Saturday, October 20, 2012 7:37:04 PM

Post# of 49606
James Altucher is covering his tracks....remember this from james altuchers original article.....all about treble damages and willful infringement.....he talked to ken lang before he wrote that article.....he added triple damages and willful to his article after he spoke with Ken Lang....now he tells people willful and treble damages are no big deal and were never in the lawsuit....if you dont see this guy is full of shit I cant help you.

James Altucer replying to a poster.
I don't read too much into the willfulness thing because Vringo's complaint from the beginning never included it."

James Altucher original article totally contradicts what he just told you...wow did someone just catch this guy in a huge lie.

The company sues Google for a big percentage of those $67 billion in revenues plus future revenues. The claim: Google has willfully infringed on Vringo – I/P’s patents

Think: “willfully”. Why should you think that? Two reasons. Overture already sued Google. Google is aware of Yahoo/Overture’s patent history. The patent history officially stated that Ken Lang/Lycos already has patented some of this technology. What does “willfully” mean in legal terms? Triple damages.
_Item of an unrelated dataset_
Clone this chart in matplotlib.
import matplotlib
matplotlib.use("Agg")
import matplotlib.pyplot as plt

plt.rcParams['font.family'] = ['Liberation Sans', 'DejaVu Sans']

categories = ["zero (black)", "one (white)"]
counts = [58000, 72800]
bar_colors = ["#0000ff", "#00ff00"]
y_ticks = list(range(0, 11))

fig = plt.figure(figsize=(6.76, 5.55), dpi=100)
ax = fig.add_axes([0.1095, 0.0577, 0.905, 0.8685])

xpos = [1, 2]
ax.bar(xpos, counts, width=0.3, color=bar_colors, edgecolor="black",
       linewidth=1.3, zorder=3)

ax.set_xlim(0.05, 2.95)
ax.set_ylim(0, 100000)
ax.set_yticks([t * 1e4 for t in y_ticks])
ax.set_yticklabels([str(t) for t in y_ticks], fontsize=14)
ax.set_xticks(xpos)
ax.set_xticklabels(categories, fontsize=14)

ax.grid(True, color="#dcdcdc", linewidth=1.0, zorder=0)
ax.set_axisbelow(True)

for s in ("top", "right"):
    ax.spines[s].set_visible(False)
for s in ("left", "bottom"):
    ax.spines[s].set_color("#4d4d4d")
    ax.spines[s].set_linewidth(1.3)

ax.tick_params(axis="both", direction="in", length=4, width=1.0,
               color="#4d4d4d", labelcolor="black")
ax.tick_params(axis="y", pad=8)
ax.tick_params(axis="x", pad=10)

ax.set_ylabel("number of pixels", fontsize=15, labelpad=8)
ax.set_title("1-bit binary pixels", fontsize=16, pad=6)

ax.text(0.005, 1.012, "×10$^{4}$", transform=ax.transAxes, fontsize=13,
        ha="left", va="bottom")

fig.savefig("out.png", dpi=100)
The company sues Google for a big percentage of those $67 billion in revenues plus future revenues. The claim: Google has willfully infringed on Vringo – I/P’s patents for sorting ads based on click-throughs. I remember almost 20 years ago when Ken was working on the software. “Useless!” I thought then. Their claim: $67 billion of Google’s revenues come from this patent. All of Google’s revenues going forward come from this patent. And every search engine which uses Google is allegedly infringing on the Vringo patent and is being sued.
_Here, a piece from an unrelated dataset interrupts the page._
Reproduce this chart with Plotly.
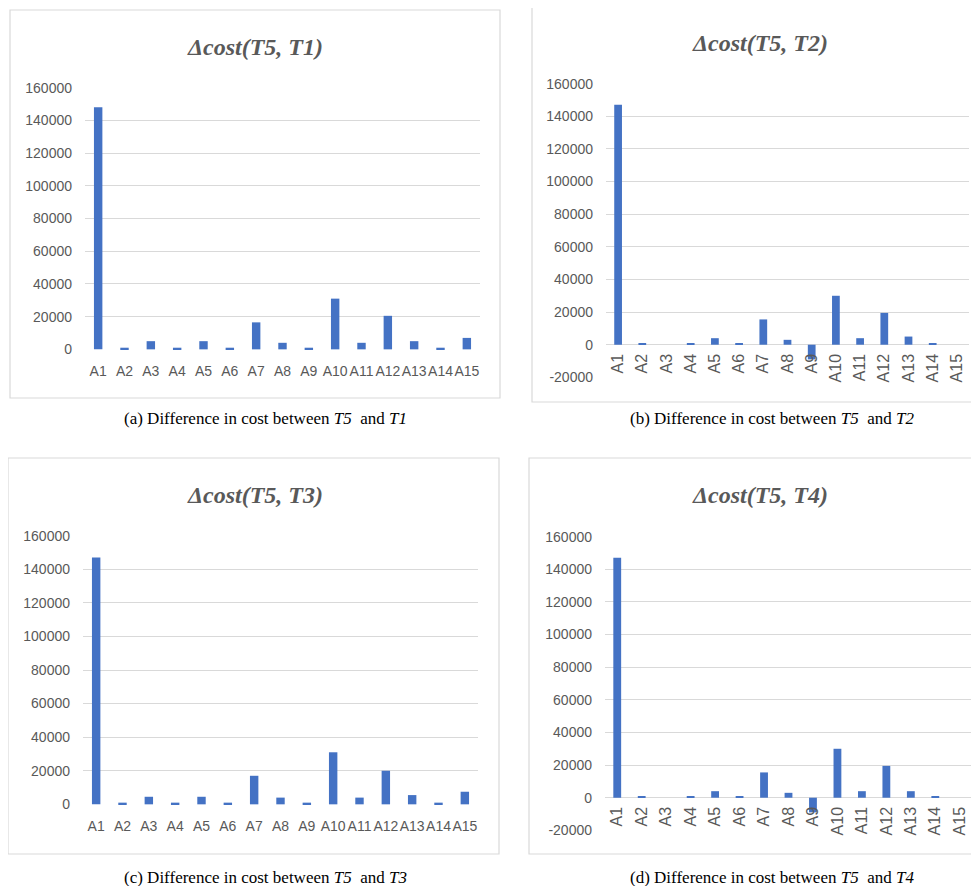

Think: Interactive Corp (Nasdaq: IACI) with Ask.com. Think AOL. Think Target which internally uses Google’s technologies. Think Gannett, which uses Google’s technology and is also being sued. Think, eventually, thousands of Google’s customers who use AdSense.

Think: “willfully”. Why should you think that? Two reasons. Overture already sued Google. Google is aware of Yahoo/Overture’s patent history. The patent history officially stated that Ken Lang/Lycos already has patented some of this technology. What does “willfully” mean in legal terms? Triple damages.
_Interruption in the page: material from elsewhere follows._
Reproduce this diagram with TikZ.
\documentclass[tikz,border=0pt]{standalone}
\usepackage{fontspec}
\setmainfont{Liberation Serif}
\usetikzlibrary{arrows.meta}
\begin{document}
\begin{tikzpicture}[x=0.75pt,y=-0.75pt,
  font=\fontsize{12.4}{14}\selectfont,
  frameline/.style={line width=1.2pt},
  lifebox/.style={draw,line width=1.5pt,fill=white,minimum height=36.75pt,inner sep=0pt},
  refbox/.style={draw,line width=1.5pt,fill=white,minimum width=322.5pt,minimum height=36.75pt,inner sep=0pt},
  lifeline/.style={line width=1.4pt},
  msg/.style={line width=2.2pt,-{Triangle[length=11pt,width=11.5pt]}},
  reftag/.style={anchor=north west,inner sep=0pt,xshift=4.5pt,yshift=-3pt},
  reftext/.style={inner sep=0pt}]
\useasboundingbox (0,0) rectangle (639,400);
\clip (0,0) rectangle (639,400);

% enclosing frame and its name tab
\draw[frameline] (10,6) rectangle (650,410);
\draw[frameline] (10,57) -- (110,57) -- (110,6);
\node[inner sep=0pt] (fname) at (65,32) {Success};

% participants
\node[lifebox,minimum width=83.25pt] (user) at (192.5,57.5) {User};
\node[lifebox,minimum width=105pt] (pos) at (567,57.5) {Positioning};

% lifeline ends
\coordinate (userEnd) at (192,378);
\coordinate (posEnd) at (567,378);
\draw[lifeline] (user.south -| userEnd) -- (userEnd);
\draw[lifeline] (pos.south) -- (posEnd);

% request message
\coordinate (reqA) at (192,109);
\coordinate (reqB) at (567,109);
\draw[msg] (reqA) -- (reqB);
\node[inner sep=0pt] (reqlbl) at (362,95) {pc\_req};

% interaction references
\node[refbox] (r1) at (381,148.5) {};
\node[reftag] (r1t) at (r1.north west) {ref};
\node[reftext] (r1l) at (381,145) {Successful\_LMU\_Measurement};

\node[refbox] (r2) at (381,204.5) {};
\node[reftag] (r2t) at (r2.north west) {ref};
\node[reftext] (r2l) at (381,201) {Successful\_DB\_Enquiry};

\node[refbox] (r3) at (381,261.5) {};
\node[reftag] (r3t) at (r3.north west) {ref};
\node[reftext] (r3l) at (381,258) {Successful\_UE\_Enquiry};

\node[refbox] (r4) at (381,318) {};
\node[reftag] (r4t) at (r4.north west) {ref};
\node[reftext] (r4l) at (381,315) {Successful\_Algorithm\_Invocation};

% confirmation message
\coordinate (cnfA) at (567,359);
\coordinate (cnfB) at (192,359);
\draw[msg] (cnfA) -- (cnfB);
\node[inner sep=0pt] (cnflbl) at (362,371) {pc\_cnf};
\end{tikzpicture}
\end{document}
jim1234 Saturday, October 20, 2012 7:17:45 PM
Re: LOL post# 11402 Post # of 11407

I bounced Willful Infringement off of James Altutcher and he felt

James Altucher
"I think they tried to make it as simple as possible to win the case. Willfulness is hard to prove, particularly if you are not making a search engine yourself.

What seems to me is happening is this: the judge is moving Google's numbers higher and Vringo's numbers lower so that it becomes very easy for them to reach a settlement. I don't read too much into the willfulness thing because Vringo's complaint from the beginning never included it."